Side-Swiped by a Learning Curve
Paper isn’t the medium anymore. Stories and manuscripts are submitted online following very specific computer guidelines and parameters. All new to me. I had to learn computer language in order to understand those requirements! I didn’t exactly enjoy that, but it was necessary. Writing for an audience is different than writing for my passion. I had to learn that, too. I went to conferences and workshops, joined writing groups, entered contests and learned critique skills. I enjoy that; it is, after all, writing.
But marketing was something that completely sideswiped me. I’m having a great time traveling to find readers for my books, meeting people and seeing new towns and cities. But the learning curve has taken loops, dives and curls that I never expected. It’s frustrating, and it’s fascinating. I’m grateful to have so many opportunities to learn new skills and keep up with the world rather than just grow old gracefully. Last weekend I learned how to create a power point to use with Blue-Eyed Doll releasing in 2016. I never saw that need coming!

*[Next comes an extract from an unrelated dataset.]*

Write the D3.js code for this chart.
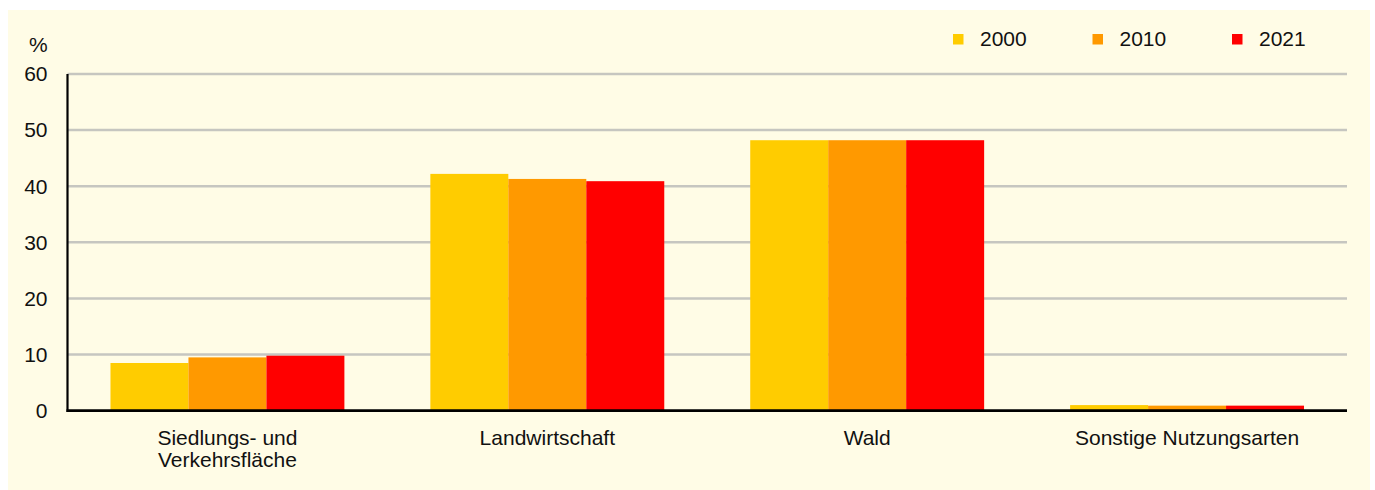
<!DOCTYPE html>
<html>
<head>
    <meta charset="utf-8">
    <script src="https://d3js.org/d3.v7.min.js"></script>
    <style>
        body { margin: 0; background: #ffffff; font-family: "Liberation Sans", Arial, Helvetica, sans-serif; }
        svg text { fill: #111; }
        .grid line { stroke: #c6c6c0; stroke-width: 2.5px; }
    </style>
</head>
<body>
    <svg width="1375" height="490"></svg>
    <script>
        // Data
        let categories = [["Siedlungs- und", "Verkehrsfläche"], ["Landwirtschaft"], ["Wald"], ["Sonstige Nutzungsarten"]];
        let years = ["2000", "2010", "2021"];
        let colors = ["#ffcc00", "#ff9900", "#ff0000"];
        let values2000 = [8.5, 42.2, 48.2, 1.0];
        let values2010 = [9.5, 41.3, 48.2, 0.9];
        let values2021 = [9.8, 40.9, 48.2, 0.9];
        let yTicks = [0, 10, 20, 30, 40, 50, 60];

        let series = [values2000, values2010, values2021];

        let svg = d3.select("svg");
        let plotLeft = 67.5, plotRight = 1347, plotTop = 74, plotBottom = 410.7;

        // background panel
        svg.append("rect")
            .attr("x", 8).attr("y", 10)
            .attr("width", 1362).attr("height", 480)
            .attr("fill", "#fffce6");

        let x0 = d3.scaleBand()
            .domain(d3.range(categories.length))
            .range([plotLeft, plotRight])
            .paddingInner(86 / 320)
            .paddingOuter(43 / 320);
        let x1 = d3.scaleBand()
            .domain(d3.range(years.length))
            .range([0, x0.bandwidth()]);
        let y = d3.scaleLinear().domain([0, 60]).range([plotBottom, plotTop]);

        // gridlines
        svg.append("g").attr("class", "grid")
            .selectAll("line")
            .data(yTicks.filter(d => d > 0))
            .enter().append("line")
            .attr("x1", plotLeft).attr("x2", plotRight)
            .attr("y1", d => y(d)).attr("y2", d => y(d));

        // bars
        series.forEach((vals, s) => {
            svg.append("g").selectAll("rect")
                .data(vals)
                .enter().append("rect")
                .attr("x", (d, i) => x0(i) + x1(s))
                .attr("y", d => y(d))
                .attr("width", x1.bandwidth())
                .attr("height", d => plotBottom - y(d))
                .attr("fill", colors[s]);
        });

        // axes
        svg.append("line")
            .attr("x1", plotLeft).attr("x2", plotLeft)
            .attr("y1", plotTop).attr("y2", plotBottom + 1.3)
            .attr("stroke", "#000").attr("stroke-width", 2.2);
        svg.append("line")
            .attr("x1", plotLeft - 1).attr("x2", plotRight)
            .attr("y1", plotBottom).attr("y2", plotBottom)
            .attr("stroke", "#000").attr("stroke-width", 2.7);

        // y tick labels
        svg.append("g").selectAll("text")
            .data(yTicks)
            .enter().append("text")
            .attr("x", 47.5)
            .attr("y", d => y(d))
            .attr("dy", "0.35em")
            .attr("text-anchor", "end")
            .attr("font-size", 21)
            .text(d => d);

        svg.append("text")
            .attr("x", 29).attr("y", 52)
            .attr("font-size", 21)
            .text("%");

        // category labels
        categories.forEach((lines, i) => {
            let t = svg.append("text")
                .attr("x", x0(i) + x0.bandwidth() / 2)
                .attr("y", 445)
                .attr("text-anchor", "middle")
                .attr("font-size", 21);
            lines.forEach((l, k) => {
                t.append("tspan")
                    .attr("x", x0(i) + x0.bandwidth() / 2)
                    .attr("dy", k === 0 ? 0 : 22)
                    .text(l);
            });
        });

        // legend
        let legend = svg.append("g").selectAll("g")
            .data(years)
            .enter().append("g")
            .attr("transform", (d, i) => "translate(" + (953 + i * 139.5) + ",0)");
        legend.append("rect")
            .attr("x", 0).attr("y", 34)
            .attr("width", 10.5).attr("height", 10.5)
            .attr("fill", (d, i) => colors[i]);
        legend.append("text")
            .attr("x", 27).attr("y", 45.7)
            .attr("font-size", 21)
            .text(d => d);
    </script>
</body>
</html>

I talked to a retailer in Virginia, who works hard at her little shop in Cape Charles. I shared some of my frustration with her. She nodded and said, “Retail is like that. Some things work, some things don’t. What works well one week, falls flat the next. You just have to learn your market, and try to stay in front of it. Keep at it.” She agreed some things can’t be explained. Why does one pair of socks lay there for a year while right next to them all the rest are restocked? For instance, my book, Cracks in the Ice. When I submitted this to Write Integrity Press, the editor, Tracy Ruckman, told me her readers were excited about the book. They told her she had to publish it, it was her best one yet! Wow. That was exciting to hear. The cover they created is beautiful. Covers are a huge marketing feature, an industry themselves. It became a finalist in the Selah Book Awards. That was huge in the Christian fiction market. It received the Seal of Approval of the Catholic Writers Guild, opening the door to book stores and libraries. It has 22 very nice reviews on Amazon, all 5’s and 4’s, a 4.7. But, I can’t find the niche for this book. I’ve been as creative as with all the other books. What worked for them doesn’t work with this book. My editor at BJU Journey Forth told me it’s understood that some books don’t get off the ground no matter what you do; others, not necessarily as worthy, fly off the shelves from the get-go. She said “We’d all be rich if we understood that phenomenon.”